You certainly can have noise piped in to the environment - the headphones I had offered several music channels to help distract the patient from the experience and/or boredom - the tricky bit would be the precise delivery of the noise cancellation.
There’s a lot to be said for just plain blocking the noise, which is pretty fail safe and can be done with non-ferromagnetic materials.
Um… I’m not sure there is the room in which to do that. It’s a pretty damn small space your looking at. There are already problems with some obese patients simply not being able to fit into the allotted space. Sure, it’s a great notion, and down the line it might be possible, but it’s tight fit already.
Yeah. I think a smaller bore would bother me more than the current noise level, which was largely mitigated by the headphones.
I’m not sure the SNR trade-off here is worth it.
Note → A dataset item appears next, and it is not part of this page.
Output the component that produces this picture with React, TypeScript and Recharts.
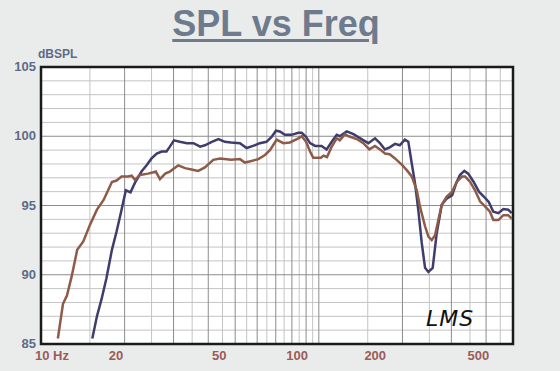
import React from 'react';
import { LineChart, Line, XAxis, YAxis, CartesianGrid, ReferenceArea } from 'recharts';

// ---- data ----
const brownFreq = [11.5, 12.0, 12.4, 12.9, 13.5, 14.2, 15.0, 15.9, 16.8, 18.0, 18.7, 19.5, 20.6, 21.2, 21.8, 22.7, 24.3, 25.4, 25.9, 26.8, 28.0, 29.1, 31.2, 33.0, 34.8, 36.8, 38.9, 41.7, 44.1, 48.3, 52.0, 54.2, 56.8, 60.6, 64.0, 66.7, 70.5, 74.5, 78.7, 84.4, 86.8, 90.0, 93.0, 95.5, 101.8, 104, 107, 111.3, 116, 119, 124.3, 128, 136.9, 144.6, 152, 159.3, 166, 173.1, 180, 188, 198.8, 207.3, 216, 225.2, 231.4, 241.2, 248, 255, 262, 269.3, 277, 288.7, 302, 313.6, 328, 336, 350.6, 365, 380.4, 398, 413, 424.8, 443, 461.5, 480.6, 494.7];
const brownSpl = [85.4, 87.9, 88.5, 89.9, 91.8, 92.4, 93.6, 94.7, 95.4, 96.7, 96.8, 97.1, 97.1, 97.15, 96.85, 97.2, 97.3, 97.4, 97.45, 96.9, 97.3, 97.45, 97.9, 97.7, 97.6, 97.5, 97.75, 98.3, 98.4, 98.3, 98.35, 98.1, 98.2, 98.35, 98.65, 99.0, 99.75, 99.5, 99.55, 99.85, 100.0, 99.6, 98.9, 98.45, 98.45, 98.6, 98.5, 99.25, 99.85, 99.7, 100.15, 100.0, 99.8, 99.5, 99.05, 99.3, 99.05, 98.75, 98.7, 98.4, 97.95, 97.55, 97.1, 96.1, 94.9, 93.5, 92.75, 92.5, 92.85, 93.95, 95.05, 95.65, 96.0, 96.7, 97.1, 97.1, 96.7, 96.1, 95.3, 94.9, 94.55, 93.95, 93.95, 94.3, 94.3, 94.05];

const blueFreq = [15.3, 15.9, 16.5, 17.2, 18.0, 18.7, 19.5, 20.2, 21.0, 21.8, 23.0, 24.0, 25.0, 26.1, 27.2, 28.3, 29.1, 30.1, 31.6, 33.5, 35.4, 37.4, 38.9, 41.2, 43.5, 45.9, 48.3, 52.0, 55.0, 58.0, 61.3, 64.8, 67.6, 70.1, 72.4, 75.5, 79.7, 84.4, 86.8, 90.0, 93.0, 97.0, 102.3, 106.7, 111.3, 116, 119, 126, 133.3, 141, 150.7, 159.3, 166, 173, 180, 188, 195.6, 204, 210, 216, 222, 228, 234.7, 241.2, 248, 257, 265.7, 277, 288.7, 302, 313.6, 322, 334, 345, 361, 377, 392.5, 409, 424.8, 443, 461.5, 480.6, 494.7];
const blueSpl = [85.4, 87.0, 88.2, 89.75, 91.8, 93.1, 94.7, 96.1, 95.95, 96.65, 97.45, 97.9, 98.4, 98.75, 98.9, 98.9, 99.25, 99.7, 99.6, 99.5, 99.5, 99.25, 99.35, 99.6, 99.8, 99.6, 99.55, 99.5, 99.15, 99.3, 99.5, 99.6, 99.95, 100.4, 100.35, 100.1, 100.1, 100.25, 100.25, 99.95, 99.5, 99.3, 99.3, 99.05, 99.6, 100.1, 100.0, 100.35, 100.15, 99.85, 99.5, 99.85, 99.5, 99.05, 99.2, 99.45, 99.35, 99.75, 99.6, 98.05, 96.6, 94.7, 92.3, 90.5, 90.2, 90.5, 93.0, 95.05, 95.5, 95.75, 96.7, 97.2, 97.5, 97.3, 96.7, 96.0, 95.65, 95.25, 94.55, 94.45, 94.75, 94.7, 94.45];

const xTicks = [10, 20, 50, 100, 200, 500];
const yTicks = [85, 90, 95, 100, 105];
const xMajorGrid = [20, 30, 40, 50, 60, 70, 80, 90, 100, 200, 300, 400];
const xMinorGrid = [15, 25, 35, 45, 55, 65, 75, 85, 95, 150, 250, 350, 450];
const yMajorGrid = [90, 95, 100];
const yMinorGrid = [86, 87, 88, 89, 91, 92, 93, 94, 96, 97, 98, 99, 101, 102, 103, 104];

const brownData = brownFreq.map((f, i) => ({ f, v: brownSpl[i] }));
const blueData = blueFreq.map((f, i) => ({ f, v: blueSpl[i] }));

const PLOT_LEFT = 41;
const FONT = '"Liberation Sans", Arial, sans-serif';
const XCOL = '#9b5b57';
const YCOL = '#5d6b87';

const XTick = (props: any) => {
  const { x, y, payload } = props;
  if (payload.value === 10) {
    return (
      <text x={35} y={y + 16} fill={XCOL} fontFamily={FONT} fontWeight="bold" fontSize={13} textAnchor="start">
        10 Hz
      </text>
    );
  }
  const cx = PLOT_LEFT + (x - PLOT_LEFT) * 0.933 - 3;
  return (
    <text x={cx} y={y + 16} fill={XCOL} fontFamily={FONT} fontWeight="bold" fontSize={13} textAnchor="middle">
      {payload.value}
    </text>
  );
};

const YTick = (props: any) => {
  const { y, payload } = props;
  return (
    <text x={36} y={y + 4} fill={YCOL} fontFamily={FONT} fontWeight="bold" fontSize={13} textAnchor="end">
      {payload.value}
    </text>
  );
};

export default function App() {
  return (
    <div style={{ position: 'fixed', left: 0, top: 0, width: 560, height: 371, background: '#eaeceb', overflow: 'hidden' }}>
      <div
        style={{
          position: 'absolute', left: 0, width: 552, top: 2, textAlign: 'center',
          fontFamily: FONT, fontWeight: 'bold', fontSize: 36, color: '#6e7b8d',
          textDecoration: 'underline', textDecorationThickness: 3, textUnderlineOffset: 3, lineHeight: '44px',
        }}
      >
        SPL vs Freq
      </div>
      <div style={{ position: 'absolute', left: 38, top: 47, fontFamily: FONT, fontWeight: 'bold', fontSize: 12, color: YCOL }}>
        dBSPL
      </div>
      <div style={{ position: 'absolute', left: 0, top: 0 }}>
        <LineChart width={560} height={371} margin={{ top: 67, right: 47, bottom: 0, left: 0 }}>
          <CartesianGrid fill="#ffffff" stroke="#c4c4c4" strokeWidth={1} horizontalValues={yMinorGrid} verticalValues={xMinorGrid} />
          <CartesianGrid fill="none" stroke="#8c8c8c" strokeWidth={1} horizontalValues={yMajorGrid} verticalValues={xMajorGrid} />
          <XAxis
            dataKey="f" type="number" scale="log" domain={[10, 500]} ticks={xTicks} allowDataOverflow
            height={27} tickLine={false} axisLine={false} tickSize={0} tickMargin={0} tick={<XTick />} interval={0}
          />
          <YAxis
            type="number" domain={[85, 105]} ticks={yTicks} allowDataOverflow width={41}
            tickLine={false} axisLine={false} tickSize={0} tickMargin={0} tick={<YTick />} interval={0}
          />
          <ReferenceArea x1={10} x2={500} y1={85} y2={105} fill="none" fillOpacity={0} stroke="#1a1a1a" strokeWidth={2.5} ifOverflow="visible" />
          <Line data={blueData} dataKey="v" type="linear" stroke="#3e3d6c" strokeWidth={2.5} dot={false} isAnimationActive={false} />
          <Line data={brownData} dataKey="v" type="linear" stroke="#8e5b48" strokeWidth={2.5} dot={false} isAnimationActive={false} />
        </LineChart>
      </div>
      <div style={{ position: 'absolute', left: 426, top: 306, fontFamily: '"DejaVu Sans", sans-serif', fontStyle: 'italic', fontSize: 22, color: '#111', letterSpacing: 1 }}>
        LMS
      </div>
    </div>
  );
}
The whole point of advanced medical imaging is getting a clear view of what’s going on inside the body with minimal invasiveness.
But hey, I’m all for people trying to make stuff better. Go, researchers, go!
Since Colibri took the effort to edit this post, I’ll add this:
I just have to point out that, at least for simpler types of scans, there are people who can hear all the whams and bangs and state what part of the pulse sequence is what.
Experienced MRI techs can pretty much tell what is being run by how it sounds.